As for connecting with others, have you checked out any SMC groups in your area? I joined this organization, and started attending local meetings a few months ago.

Jellybean Mama said...

I need to say this to help you maybe feel a bit better about the whole thing:

1. My birthing class was a big ol' waste of time, except for the entertainment my cousin/coach and I got out of making fun of the other couples afterwards. Everyone's birth experience is so varied and different, you just can't plan for it. People act like a class is the be-all, end-all, and it is NOT. So don't let this be a big deal.

2. When you are actually in labor, you won't give a flying leap who is there with you. No one and nothing will help or comfort you. It's a journey you make on your own (sorry for sounding like a hippy), and you will be your own strength. So whether you have no one or a doula or a billion people in the room, doesn't matter. It's just going to be about you and your baby, and that's really all you need. It sucks that people made you feel bad about not having a partner, even if they didn't mean to, but I didn't even think about that once when the whole thing got going, honestly.
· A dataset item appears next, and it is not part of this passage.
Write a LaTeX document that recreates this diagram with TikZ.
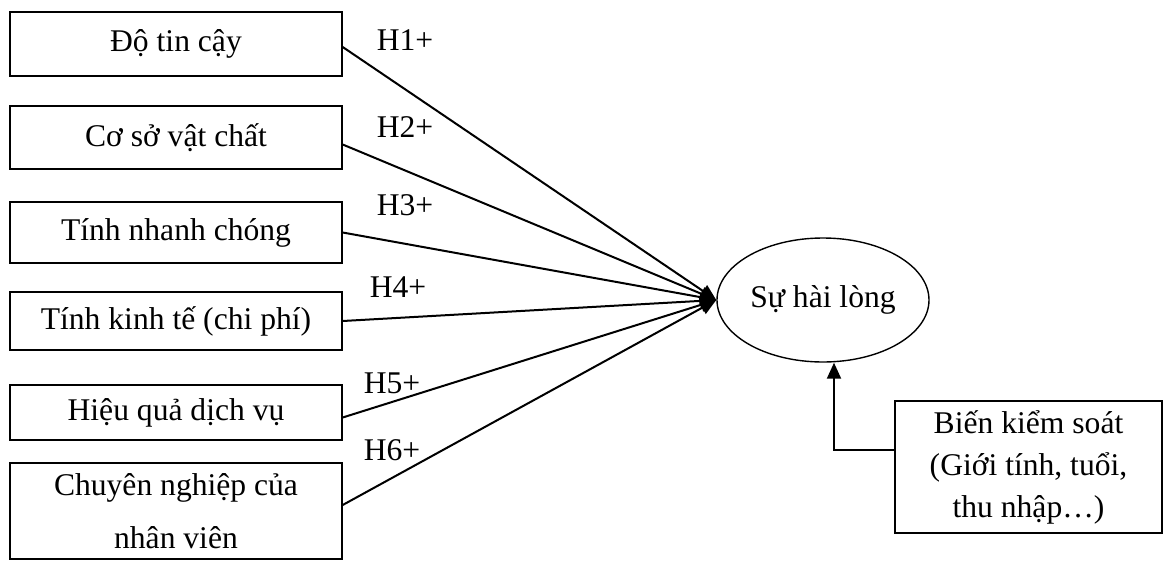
\documentclass[tikz,border=0pt]{standalone}
\usepackage{fontspec}
\setmainfont{Liberation Serif}
\usetikzlibrary{arrows.meta,calc,shapes.geometric}

\begin{document}
\begin{tikzpicture}[x=0.5pt,y=-0.5pt,>={Triangle[length=8pt,width=7pt]},
    factor/.style={draw,line width=0.7pt,rectangle,minimum width=166pt,inner sep=0pt,align=center},
    hyp/.style={inner sep=0pt},
    link/.style={->,line width=1pt}]
  \useasboundingbox (0,0) rectangle (1164,563);
  \fontsize{15.8}{21}\selectfont
  \node[factor,minimum height=32pt] (b1) at (176,44) {Độ tin cậy};
  \node[factor,minimum height=31.5pt] (b2) at (176,137.5) {Cơ sở vật chất};
  \node[factor,minimum height=30.5pt] (b3) at (176,232.5) {Tính nhanh chóng};
  \node[factor,minimum height=29pt] (b4) at (176,321) {Tính kinh tế (chi phí)};
  \node[factor,minimum height=27.5pt] (b5) at (176,412.5) {Hiệu quả dịch vụ};
  \node[factor,minimum height=48pt,font=\fontsize{15.8}{26.5}\selectfont] (b6) at (176,511) {Chuyên nghiệp của\\nhân viên};
  \node[draw,ellipse,line width=0.7pt,minimum width=106pt,minimum height=62pt,inner sep=0pt] (sat) at (823,300) {Sự hài lòng};
  \node[factor,minimum width=133.5pt,minimum height=66pt,font=\fontsize{15.8}{21}\selectfont] (ctl) at (1028.5,467) {Biến kiểm soát\\(Giới tính, tuổi,\\thu nhập…)};
  % hypotheses
  \node[hyp] (h1) at (405,40) {H1+};
  \node[hyp] (h2) at (405,127) {H2+};
  \node[hyp] (h3) at (405,205) {H3+};
  \node[hyp] (h4) at (398,287) {H4+};
  \node[hyp] (h5) at (392,383) {H5+};
  \node[hyp] (h6) at (392,450) {H6+};
  \foreach \b/\d in {b1/3,b2/7,b3/0,b4/0,b5/5,b6/-6}
    \draw[link] ($(\b.east)+(0,\d)$) -- (sat.west);
  \draw[link] ($(ctl.west)+(0,-17)$) -| ($(sat.south)+(11,0)$);
\end{tikzpicture}
\end{document}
3. It is a very emotional time just being pregnant, and you've got a lot of other stressors right now - sorry about the diabetes. Take care of yourself and you and the baby will be just fine. Try to stay focussed on all the work you did to get to this point, and how much you wanted this, and think about how happy you're going to be when that little stranger is finally put into your arms. You are so, so lucky. So many women are still trying to get to where you are, or never will at all. Be a little sad that you're on your own, and then be a lot excited that you're so close to being a MOM!! And you are totally rocking it by yourself, how awesome is THAT?!

The Vineyards said...

Thanks for the shoutout. I just updated the blog with stuff from yesterday. This NICU thing is not fun.....but, the girls are beautiful!!

♥ Mrs. A ♥ said...

Stupid GD! I hope the rest of the pregnancy goes uneventful for you though!